Your pigs will also be under threat from a host of external parasites including mange, lice and flies. Read more about how to take care of this here.
7. Pig breeding and what you need to look out for
Your pigs will typically attain the 200–250 lbs weight range after six months. They will also be ready to breed at this time.
Gilts first go into heat after 3–5 months, and then after every 21 days until they are successfully bred.
You’ll have two options at this time; to bring the gilt to the boar OR to build a separate breeding pen and bring the pair there.
To know whether your gilt is ready for breeding, check for the following:
- Some swelling, followed by redness and wetness (this means the time is close)
- Signs of “standing heat” which should tell you that it’s definitely time. There are two ways to confirm First, you may see the gilt trying to mount other females in the drift. Second, you can confirm this by applying pressure on her back with your hands. If she stands still this is a sure confirmationthat she’s ready.
A new boar may require your help to breed; you’ll just need to hold the pouch, guide him into the penetrating position, and then step back to allow for successful breeding.
Read more about pig breeding here.
8. Gestation stage
One month to the farrowing day you will need to transfer the gilt to a separate area, ideally one that has some fresh grass on which she’ll have her babies. You will also need to alter her feed ration to an 18% protein 12–15 lbs per daydiet.
In addition, you’ll need to supply some hay to the gilt’s hut which she’ll use to build a nest. This should tell you that the babies aren’t too far off.
Two weeks to the farrowing date you should give her a suitable worming shotto ensure that her babies will be healthy at birth. During the last week you’ll notice that the gilt will eat less food and drink more water. Constantly monitor her until she finally gives birth.

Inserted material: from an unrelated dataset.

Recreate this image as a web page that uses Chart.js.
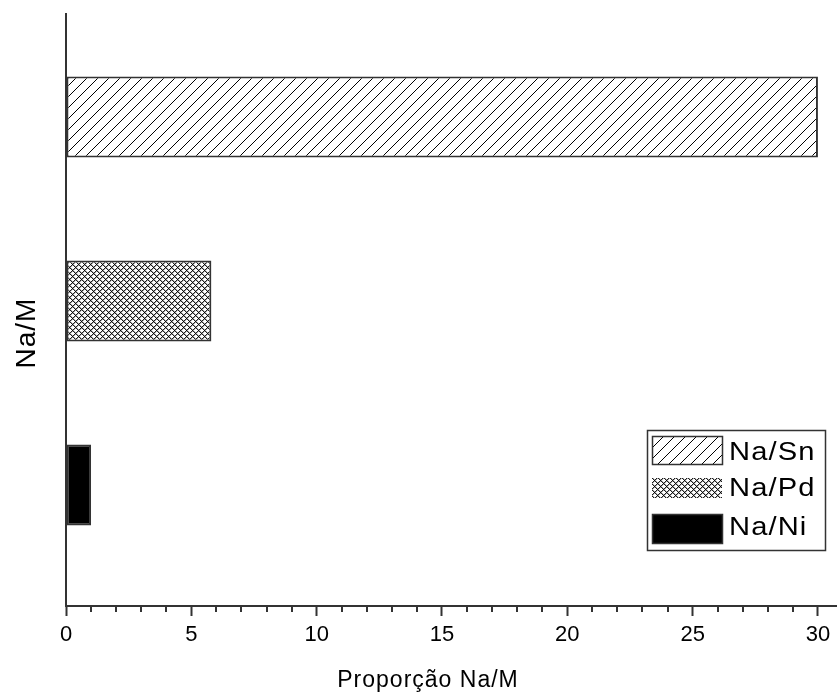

Here are successful farrowing tips to remember.
9. Farrowing stage
When farrowing time finally arrives you will notice that the gilt will lie down and start breathing very heavily, in addition to showing signs of discomfort.
Her position may also change several times during the farrowing process. This process may take several hours and you can almost always expect that some of the babies will be born dead.
Typically, newly-born piglets, i.e. a litter, are 8–12 in number. They are born with 8 sharp teeth which you’ll need to clip using a piglets teeth clipper to prevent the piglets from injuring the gilt’s udder and themselves as well.
You’ll also need to shorten the piglets’ tails to prevent tail biting.
10. Weaning the piglets
Soon after the nursing period is over the piglets will try to start leaving the farrowing enclosure.
Weaning will involve separating the litter from the gilt, and it may require you to get creative. Distracting the gilt with feed while you move the piglets one at a time to their new quarters should work. It is in this new location that you’ll raise the piglets to market weight.
At this time you should also give the gilt and piglets Ivermectin worming shots or Diatomaceous Earth. Worm infestation represents the greatest threat to the health of young piglets.
Your young piglets’ diet will now be similar to the one you provided for the pigs you purchased i.e. a free-choice diet with no more than 20% protein for the first three months, followed by the 16% protein regimen for 6 months until a market weight of 250 lbs is attained.
11. Taking the pigs to the market
After the pigs reach the required market weight you’ll need to transport them to a USDA-inspected or State-inspected processing facility. You’ll need a pickup truck or horse trailer to take them there.
First though, you’ll need to get the pigs out of the pen and into the truck or trailer. For this you’ll need a loading ramp with solid sides to prevent escape, and a pig “hurdle” to ensure that a pig won’t be able to turn back once on the ramp.
A 250 lbs market hog should yield a 184 lbs carcass. After this is sliced up into retail cuts you should get 140 lbs of pork, depending on how much fat will be removed.